It has long been taken for granted that creativity is a uniquely human ability. Copyright doctrine, designed to incentivize creativity,1 is built on such an assumption. New, sophisticated forms of artificial intelligence (AI) have the potential to challenge the fundamental premise that only humans can create. Such a shift stands to threaten key underpinnings of the existing intellectual property (IP) regime, which is designed to create incentives for human innovation.2 The potential for AI to disrupt copyright law can already be seen in early battles over what constitutes “fair use” when training AI models,3 whether AI models can be considered sole “authors” of the work they generate,4 and even who would be liable (the AI user or the AI model’s company) in the event of infringement.5

While AI poses endless questions for broader IP doctrine, this Chapter explores AI’s variable impact on how different artistic communities conceive of creativity and interact with the existing copyright regime. When faced with this transformative technology, many artists who have historically enjoyed copyright protections encounter what we term the “double bind” — a simultaneous desire to embrace AI for its potential and a fear of AI’s capacity to replace artists. But while creativity is assumed across a wide range of fields — from writing and photography to choreography, comedy, and even cooking and gardening — only some types of creators qualify for IP protection.6 Depending on the level of IP protection creators have historically enjoyed, the introduction of AI can either be a “seismic disruption[]”7 or just another hole in the already-riddled fabric of the copyright regime. Creative communities with less established relationships to copyright doctrine have more space to navigate this double bind and to explore AI’s creative potential. By examining case studies from different creative communities, this Chapter synthesizes lessons for traditional IP beneficiaries to learn from less-protected creators, and vice versa, to navigate the double bind that AI poses. As AI is both a nascent and continuously evolving technology, much of its legal impact on the copyright regime and its practical impact on creators remains to be seen.

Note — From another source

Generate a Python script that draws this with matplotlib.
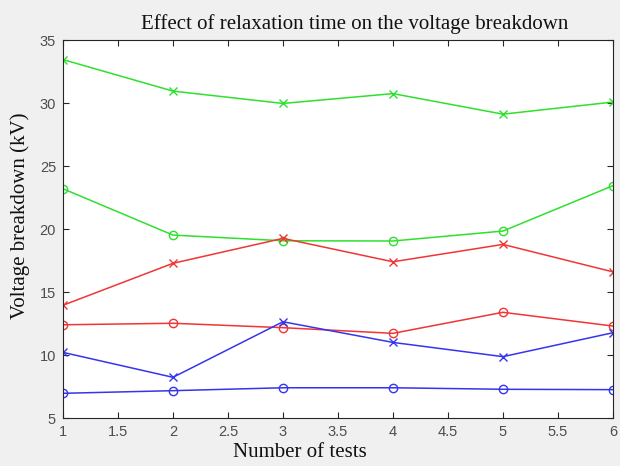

First, this Chapter provides a brief overview of the relevant requirements of, and motivations underlying, the current copyright regime. Then, it analyzes the recent Writers Guild of America (WGA) writers’ strike to explore how profit and labor incentives have guided the use of AI in the entertainment industry and to demonstrate how writers were able to use private negotiations to thread the double bind that AI posed. As a comparison, this Chapter then focuses on choreographers and comedians as case studies of less protected creators to demonstrate how the implicit “humanity” requirement of such art forms, along with the limited relevance of IP protections in these fields, dull artists’ concerns about AI supplantation and free them of that double bind. In conclusion, this Chapter argues that each of these differentially protected groups can learn from each other, sketching out different tools that artists can use to navigate the double bind that AI introduces into these creative fields.